Made in America is a sought after classification even in the world of tree climbing and all of Climb Right’s gear conforms to the applicable international standards. Everything down to the stitching on their harness is manufactured on site. As Matt gained more influence in a management roll he prioritized sourcing as many parts locally as possible. Assembling parts from American manufacturers gained them an edge over competitors. Slowly they began implementing the manufacturing in house. “We don’t cut any corners,” touts Matt. “Even someone not familiar with the industry can see visible differences in our product versus the ones that come from overseas. We took products that were 100% made in China, to only half being made in China, and now those part are 100% USA made right here in So-Cal.” A prime example is their rope grab. It is a small device that the rope goes through and allows climbers to adjust the length of the rope as they move up and down a tree. It is a simple part with an outer casing, a cam system and a bolt. It was that part that led them to purchasing their first CNC mill.
The rope grab alone was costing Spyder Manufacturing 30k a year in machining costs, so Matt began his search for options that gave them the ability to produce it in-house. “It just so happened that a CNC rep walked in my office the day we decided to buy a machine to produce the rope grab,” details Matt. “It was fate, and we purchased a MB10 small tool room style mill from Fryer. It changed our lives. The open style was not great, but we made some covers to contain the mess and starting CNC machining parts. Our eyes were wide open now to the possibilities so we sold that machine and bought a standard Fryer MC40 3 axis mill.” That mill was quickly filled to capacity so Matt added a second MC40 and then a third. “I didn’t have any experience with CNC prior to buying one,” admits Matt. “I learned how to get my drawings into Solid Works from watching YouTube videos and the Internet. Our parts are not super complex and don’t require aerospace level tolerances so after only a few days of training with our first machine I had things figured out. Funny story I actually had swine flue during the training so I only got one full day of training in. Even being dehydrated and on the verge of collapse I picked it up quickly. It was all very logical and just meshed perfectly with how my brain works. I do all the programming and my guys run the machines. The conversational programming on the controls is super handy and I do most of my programming from there.”
Lean manufacturing was a buzzword that Matt wasn’t necessarily familiar with. Spyder Manufacturing utilized similar principles in their assembly processes, but it wasn’t until Matt went in search of faster ways to machine that he discovered pallet systems. “I learned right away that pallet systems are an effective way to increase my production,” tells Matt. “I also learned that for the most part they are also expensive. Pierson Workholding came up in my Internet search and I saw they had a cost effective Mini Pallet System designed for hobbyist and tabletop setups. Then their Pro Pallet System caught my eye. It didn’t cost an arm and a leg and was a way for me to try out a pallet system without a huge investment. So we purchased their pallet hardware kit for one machine. It allows me to connect three pallet bases by chaining them to a single air valve and gives me the option to make my own pallets. I was impressed.”
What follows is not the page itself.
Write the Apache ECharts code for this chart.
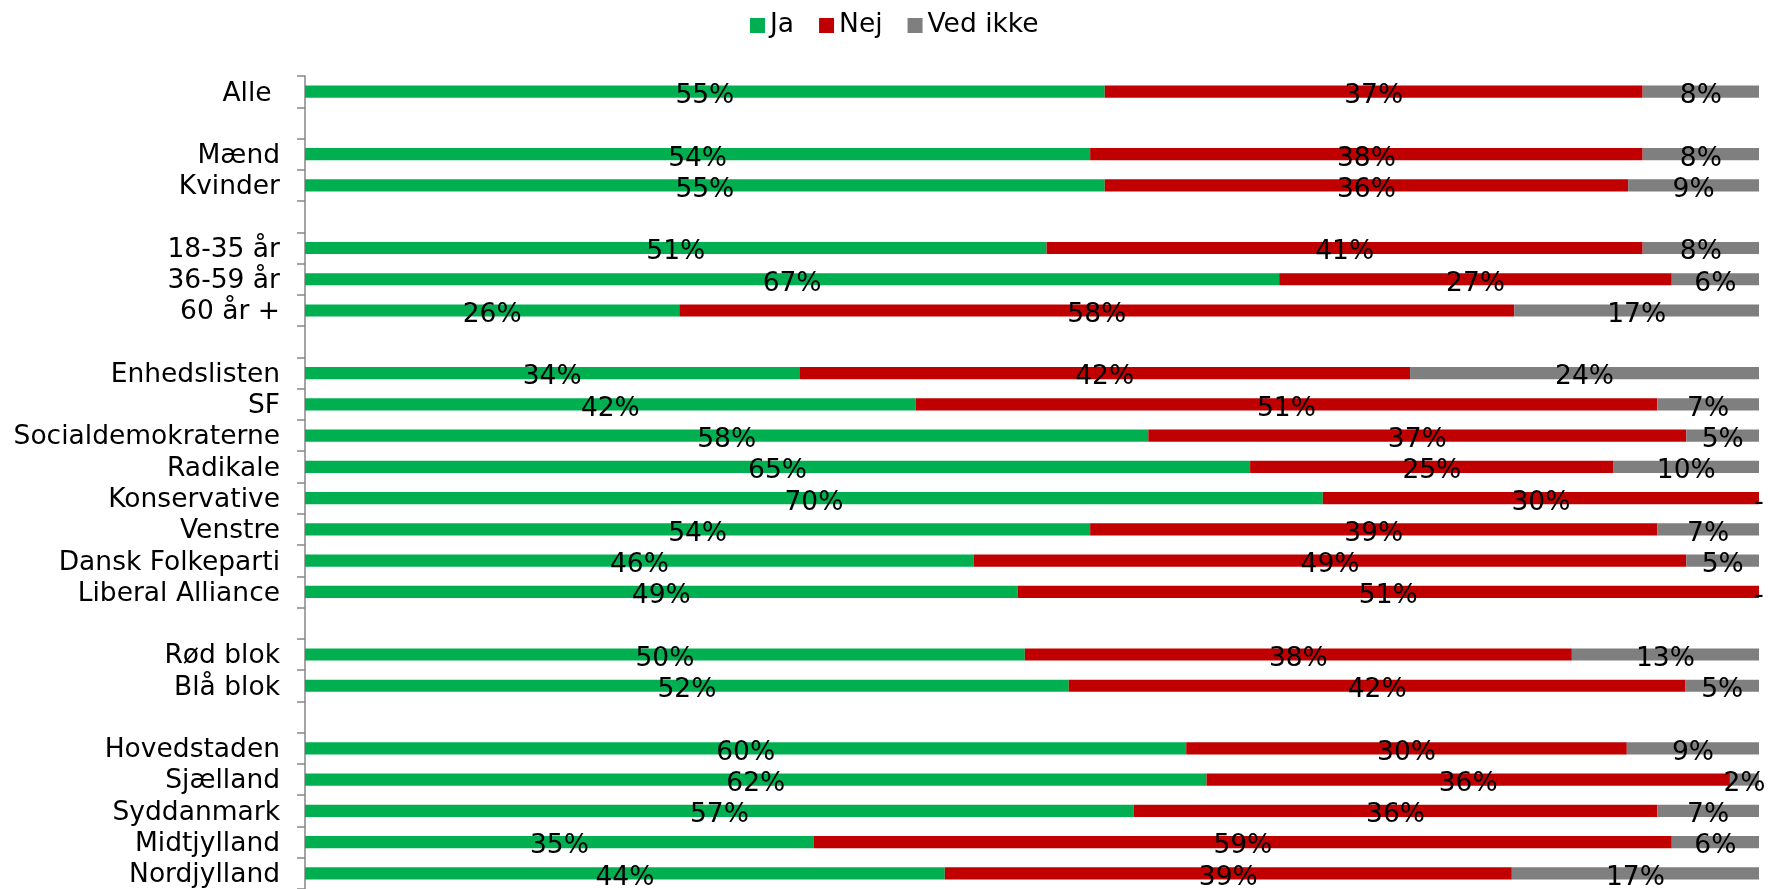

Matt outfitted three machines with an identical three-pallet system, allowing him to run any job on any machine by just loading the program. Each pallet is spring powered and only uses air to unlock the pallets so it is failsafe in case air pressure is lost. Spyder Manufacturing just added a fourth Fryer six months ago. The new MC30 has a slightly smaller work envelope so when it came time to buy Pierson Workholding Pro Pallet System for it only two bases were needed. “I have all my jobs setup on pallets and ready to go at any time,” explains Matt. “I built a pallet rack that holds 100 pallets. My guys go over to the rack and get the pallets and the tooling and away they go. We utilize the pallets differently depending on the parts we are running. For example the rope grab is three operations so each pallet is a single op.” They can fit 14 parts on each pallet and run all three ops in a single cycle of the machine. The pallets for that job are loaded and unloaded on the bench by the operator. As the machine is cutting his operator is loading the next set of parts onto pallets. “Taking the pallets off and loading them back in place is super quick and easy,” continues Matt. “Repeatability is 0.0003” or better so they always go back right into place.” The other way Matt utilizes his Pro Pallet System is by leaving the pallets in place and changing out the parts in the machine from one pallet to the next. Their spikes for example are larger than the rope grab so they only get two up on each pallet. It too has three ops, so one op per pallet. The operator then just moves the part down the line of pallets to complete the machining. “The versatility on the Pierson Workholding Pro Pallet System has been great for production,” concludes Matt. “We went into CNC as total novices and finding companies like Pierson Workholding gives us the ability to keep the Made in America tradition alive in an industry flooded with overseas products.”